**WHAT THE TASK REQUIRES:** Keep only the lines where "this" appears.

**TASK INPUT:**
- - - -
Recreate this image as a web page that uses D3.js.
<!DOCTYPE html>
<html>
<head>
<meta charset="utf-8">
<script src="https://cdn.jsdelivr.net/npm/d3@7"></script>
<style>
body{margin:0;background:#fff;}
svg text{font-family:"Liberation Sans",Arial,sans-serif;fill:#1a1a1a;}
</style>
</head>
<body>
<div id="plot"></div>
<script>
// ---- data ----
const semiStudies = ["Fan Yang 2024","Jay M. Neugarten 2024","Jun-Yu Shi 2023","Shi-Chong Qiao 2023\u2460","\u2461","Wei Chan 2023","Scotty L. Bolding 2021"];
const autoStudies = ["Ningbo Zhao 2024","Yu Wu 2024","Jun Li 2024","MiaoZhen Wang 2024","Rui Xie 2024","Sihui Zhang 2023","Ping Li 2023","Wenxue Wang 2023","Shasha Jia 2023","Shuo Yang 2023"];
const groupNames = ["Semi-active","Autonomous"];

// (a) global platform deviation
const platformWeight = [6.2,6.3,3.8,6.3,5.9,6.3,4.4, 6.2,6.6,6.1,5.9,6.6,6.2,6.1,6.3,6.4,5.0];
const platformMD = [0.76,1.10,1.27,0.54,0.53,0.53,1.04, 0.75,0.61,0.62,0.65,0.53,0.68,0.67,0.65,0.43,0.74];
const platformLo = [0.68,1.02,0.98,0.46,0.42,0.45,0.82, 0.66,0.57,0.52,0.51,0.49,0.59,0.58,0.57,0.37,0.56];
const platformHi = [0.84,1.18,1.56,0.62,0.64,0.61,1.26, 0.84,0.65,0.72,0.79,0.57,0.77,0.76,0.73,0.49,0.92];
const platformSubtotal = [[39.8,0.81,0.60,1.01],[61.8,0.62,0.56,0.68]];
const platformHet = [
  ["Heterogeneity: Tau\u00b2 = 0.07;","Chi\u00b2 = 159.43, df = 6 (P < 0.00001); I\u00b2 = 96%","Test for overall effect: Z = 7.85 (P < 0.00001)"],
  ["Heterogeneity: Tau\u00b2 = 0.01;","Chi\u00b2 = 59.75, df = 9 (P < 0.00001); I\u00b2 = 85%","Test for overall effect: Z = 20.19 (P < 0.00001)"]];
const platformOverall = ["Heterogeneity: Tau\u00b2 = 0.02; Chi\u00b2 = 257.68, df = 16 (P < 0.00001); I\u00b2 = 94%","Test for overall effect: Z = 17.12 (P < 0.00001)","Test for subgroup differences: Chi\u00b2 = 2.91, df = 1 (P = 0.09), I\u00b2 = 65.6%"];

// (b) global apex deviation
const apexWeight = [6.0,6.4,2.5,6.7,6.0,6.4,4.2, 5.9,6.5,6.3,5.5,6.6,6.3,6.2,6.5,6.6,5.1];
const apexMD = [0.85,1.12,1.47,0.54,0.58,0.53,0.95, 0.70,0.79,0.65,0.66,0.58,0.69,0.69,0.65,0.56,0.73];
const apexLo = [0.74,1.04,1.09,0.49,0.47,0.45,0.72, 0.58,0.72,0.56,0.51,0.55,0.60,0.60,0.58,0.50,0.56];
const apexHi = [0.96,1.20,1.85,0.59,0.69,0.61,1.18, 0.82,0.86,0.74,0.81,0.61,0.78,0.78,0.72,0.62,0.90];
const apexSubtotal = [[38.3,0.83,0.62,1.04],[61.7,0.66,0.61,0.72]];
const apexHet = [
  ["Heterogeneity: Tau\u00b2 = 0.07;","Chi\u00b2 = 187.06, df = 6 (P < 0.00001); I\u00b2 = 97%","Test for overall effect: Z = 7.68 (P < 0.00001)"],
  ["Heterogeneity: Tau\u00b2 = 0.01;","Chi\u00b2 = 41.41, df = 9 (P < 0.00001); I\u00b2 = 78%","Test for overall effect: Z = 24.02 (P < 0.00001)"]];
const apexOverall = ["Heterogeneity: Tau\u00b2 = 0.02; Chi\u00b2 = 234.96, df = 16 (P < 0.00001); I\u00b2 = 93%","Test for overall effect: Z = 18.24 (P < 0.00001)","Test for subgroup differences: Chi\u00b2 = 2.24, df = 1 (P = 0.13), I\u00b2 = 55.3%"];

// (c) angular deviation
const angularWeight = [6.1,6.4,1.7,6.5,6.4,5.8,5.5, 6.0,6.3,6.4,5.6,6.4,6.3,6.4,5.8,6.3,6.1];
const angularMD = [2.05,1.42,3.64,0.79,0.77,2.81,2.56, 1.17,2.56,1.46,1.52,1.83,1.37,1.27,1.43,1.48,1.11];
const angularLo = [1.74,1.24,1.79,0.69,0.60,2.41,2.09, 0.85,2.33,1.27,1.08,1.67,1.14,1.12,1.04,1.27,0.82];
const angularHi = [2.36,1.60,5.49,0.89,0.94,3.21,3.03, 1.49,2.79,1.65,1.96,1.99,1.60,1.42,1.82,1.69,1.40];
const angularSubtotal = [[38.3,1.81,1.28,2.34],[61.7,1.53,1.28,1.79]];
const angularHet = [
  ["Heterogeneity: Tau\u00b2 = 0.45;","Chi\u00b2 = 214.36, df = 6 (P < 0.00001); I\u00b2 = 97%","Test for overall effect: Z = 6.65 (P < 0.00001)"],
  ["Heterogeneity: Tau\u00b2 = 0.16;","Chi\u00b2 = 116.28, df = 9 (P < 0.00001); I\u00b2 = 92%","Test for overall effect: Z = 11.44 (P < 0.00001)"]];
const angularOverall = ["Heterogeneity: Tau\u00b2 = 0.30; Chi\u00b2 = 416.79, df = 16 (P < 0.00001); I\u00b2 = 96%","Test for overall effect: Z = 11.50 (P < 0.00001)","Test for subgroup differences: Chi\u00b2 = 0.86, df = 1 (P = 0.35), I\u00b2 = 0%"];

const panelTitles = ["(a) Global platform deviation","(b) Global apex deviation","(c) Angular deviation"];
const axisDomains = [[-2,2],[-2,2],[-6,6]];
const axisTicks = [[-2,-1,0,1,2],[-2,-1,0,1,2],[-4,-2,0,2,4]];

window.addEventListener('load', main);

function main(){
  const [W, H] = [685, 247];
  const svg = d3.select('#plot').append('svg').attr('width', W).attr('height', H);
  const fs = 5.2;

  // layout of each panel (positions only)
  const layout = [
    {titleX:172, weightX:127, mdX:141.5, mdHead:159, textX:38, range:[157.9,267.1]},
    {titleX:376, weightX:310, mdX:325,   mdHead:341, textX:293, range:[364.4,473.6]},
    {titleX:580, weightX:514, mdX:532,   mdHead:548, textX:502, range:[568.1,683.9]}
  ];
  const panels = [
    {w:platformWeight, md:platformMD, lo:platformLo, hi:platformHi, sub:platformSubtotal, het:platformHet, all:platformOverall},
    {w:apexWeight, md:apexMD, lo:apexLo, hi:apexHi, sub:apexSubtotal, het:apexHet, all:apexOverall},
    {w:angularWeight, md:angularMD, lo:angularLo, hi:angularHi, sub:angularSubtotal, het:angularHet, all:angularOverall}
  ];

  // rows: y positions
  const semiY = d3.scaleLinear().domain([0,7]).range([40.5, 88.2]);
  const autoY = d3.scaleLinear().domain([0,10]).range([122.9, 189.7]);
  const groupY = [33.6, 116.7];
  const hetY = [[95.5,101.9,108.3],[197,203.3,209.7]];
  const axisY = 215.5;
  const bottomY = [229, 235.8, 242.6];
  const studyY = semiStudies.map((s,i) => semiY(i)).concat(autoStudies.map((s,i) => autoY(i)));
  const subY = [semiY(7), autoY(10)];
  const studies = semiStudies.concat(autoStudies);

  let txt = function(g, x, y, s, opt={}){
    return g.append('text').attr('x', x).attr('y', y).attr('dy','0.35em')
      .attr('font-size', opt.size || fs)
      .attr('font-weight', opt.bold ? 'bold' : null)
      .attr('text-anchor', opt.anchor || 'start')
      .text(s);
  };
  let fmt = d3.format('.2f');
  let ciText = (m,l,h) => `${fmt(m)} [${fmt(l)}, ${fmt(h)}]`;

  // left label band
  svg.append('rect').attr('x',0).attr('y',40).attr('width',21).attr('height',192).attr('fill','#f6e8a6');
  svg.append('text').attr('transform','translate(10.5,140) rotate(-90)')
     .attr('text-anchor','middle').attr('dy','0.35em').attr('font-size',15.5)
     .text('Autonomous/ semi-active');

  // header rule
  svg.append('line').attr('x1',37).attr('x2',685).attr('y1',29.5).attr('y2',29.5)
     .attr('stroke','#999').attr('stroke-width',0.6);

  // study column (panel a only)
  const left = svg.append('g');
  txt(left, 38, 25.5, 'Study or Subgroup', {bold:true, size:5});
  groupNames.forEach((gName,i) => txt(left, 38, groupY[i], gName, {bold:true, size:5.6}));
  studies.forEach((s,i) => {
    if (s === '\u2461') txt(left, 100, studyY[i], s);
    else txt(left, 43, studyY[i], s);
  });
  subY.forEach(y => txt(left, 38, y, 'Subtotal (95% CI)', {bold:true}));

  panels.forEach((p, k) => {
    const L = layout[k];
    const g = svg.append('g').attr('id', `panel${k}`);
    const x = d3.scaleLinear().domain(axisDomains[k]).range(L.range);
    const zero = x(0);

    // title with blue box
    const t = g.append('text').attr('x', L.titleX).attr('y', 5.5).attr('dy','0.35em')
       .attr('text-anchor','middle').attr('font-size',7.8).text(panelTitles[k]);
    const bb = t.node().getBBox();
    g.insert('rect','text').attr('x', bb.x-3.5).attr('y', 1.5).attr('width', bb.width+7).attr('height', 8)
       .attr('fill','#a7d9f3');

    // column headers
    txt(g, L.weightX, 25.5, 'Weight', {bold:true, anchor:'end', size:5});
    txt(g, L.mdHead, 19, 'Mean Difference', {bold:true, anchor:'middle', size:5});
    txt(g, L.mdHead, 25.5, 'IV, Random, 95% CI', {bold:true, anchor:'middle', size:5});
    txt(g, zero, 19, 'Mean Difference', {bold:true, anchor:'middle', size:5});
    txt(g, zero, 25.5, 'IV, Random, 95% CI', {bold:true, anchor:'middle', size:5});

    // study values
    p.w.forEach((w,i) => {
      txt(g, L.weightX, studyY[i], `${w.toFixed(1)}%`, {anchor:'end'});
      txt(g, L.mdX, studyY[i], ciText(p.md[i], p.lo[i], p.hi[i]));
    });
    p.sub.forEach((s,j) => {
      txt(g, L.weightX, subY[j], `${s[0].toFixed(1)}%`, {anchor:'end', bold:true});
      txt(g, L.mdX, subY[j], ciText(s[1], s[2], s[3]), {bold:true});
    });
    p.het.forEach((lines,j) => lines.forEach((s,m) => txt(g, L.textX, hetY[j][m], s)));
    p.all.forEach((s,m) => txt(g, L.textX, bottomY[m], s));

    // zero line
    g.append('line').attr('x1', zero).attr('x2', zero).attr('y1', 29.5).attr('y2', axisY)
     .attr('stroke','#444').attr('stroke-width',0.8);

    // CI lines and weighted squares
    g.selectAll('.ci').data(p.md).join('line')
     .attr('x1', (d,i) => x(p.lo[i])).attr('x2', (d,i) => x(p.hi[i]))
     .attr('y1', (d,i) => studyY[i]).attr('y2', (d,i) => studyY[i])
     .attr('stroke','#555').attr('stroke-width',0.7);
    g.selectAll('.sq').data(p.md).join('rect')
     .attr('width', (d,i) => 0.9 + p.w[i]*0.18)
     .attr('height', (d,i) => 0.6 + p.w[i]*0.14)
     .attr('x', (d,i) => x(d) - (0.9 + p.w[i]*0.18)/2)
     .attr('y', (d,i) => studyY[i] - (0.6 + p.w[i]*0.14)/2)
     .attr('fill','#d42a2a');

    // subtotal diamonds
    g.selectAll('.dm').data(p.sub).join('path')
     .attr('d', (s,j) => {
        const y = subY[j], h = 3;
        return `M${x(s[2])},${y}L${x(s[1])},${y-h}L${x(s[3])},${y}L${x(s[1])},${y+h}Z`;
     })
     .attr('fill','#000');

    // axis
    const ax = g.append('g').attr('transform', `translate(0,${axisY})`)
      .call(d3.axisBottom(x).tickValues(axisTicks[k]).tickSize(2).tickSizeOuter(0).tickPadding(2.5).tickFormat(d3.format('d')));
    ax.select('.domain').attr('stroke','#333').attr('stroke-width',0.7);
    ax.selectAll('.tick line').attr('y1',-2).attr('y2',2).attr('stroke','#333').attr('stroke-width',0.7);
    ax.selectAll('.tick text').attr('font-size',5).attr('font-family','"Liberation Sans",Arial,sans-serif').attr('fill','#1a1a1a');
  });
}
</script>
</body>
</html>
- - - -
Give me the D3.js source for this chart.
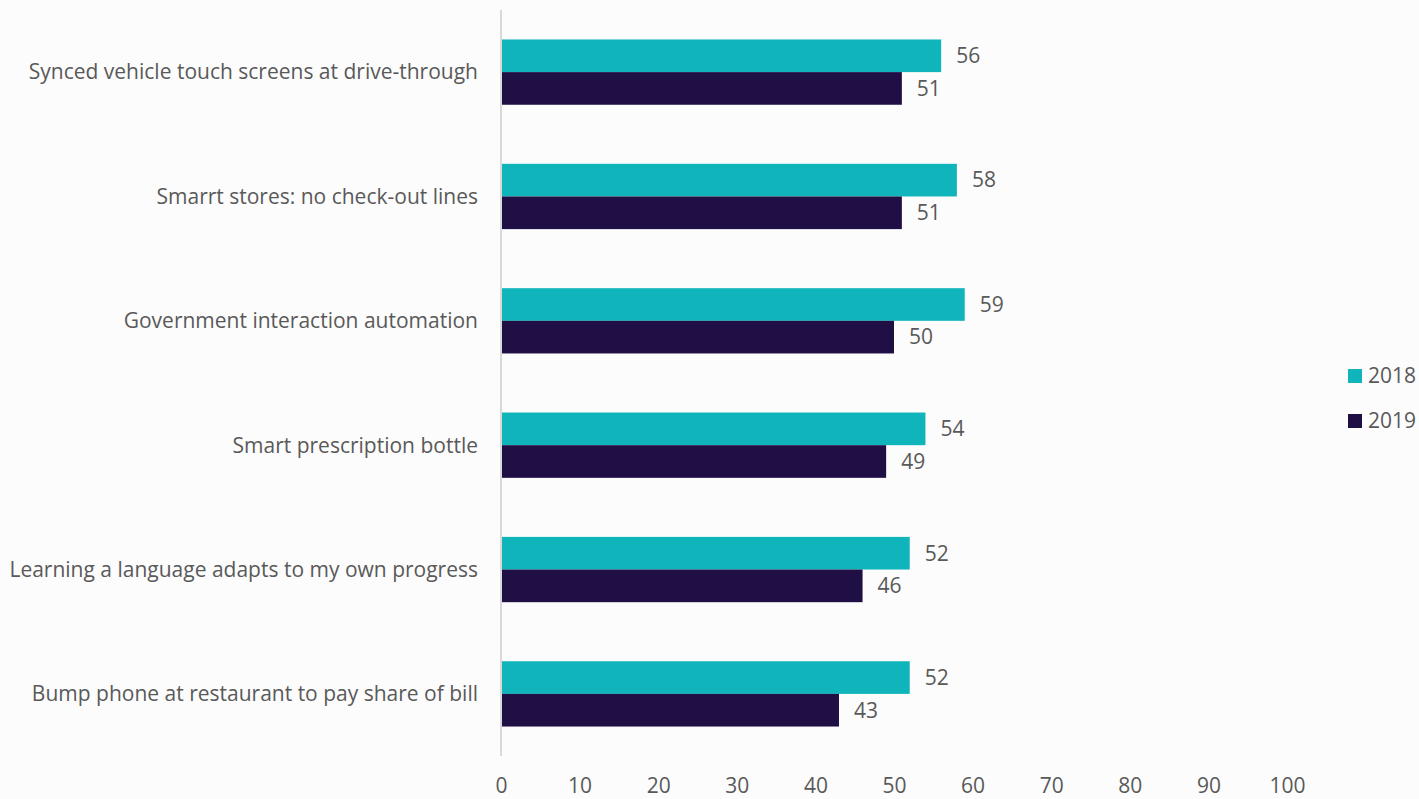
- - - -
**CORRECT ANSWER:**
Recreate this image as a web page that uses D3.js.
Give me the D3.js source for this chart.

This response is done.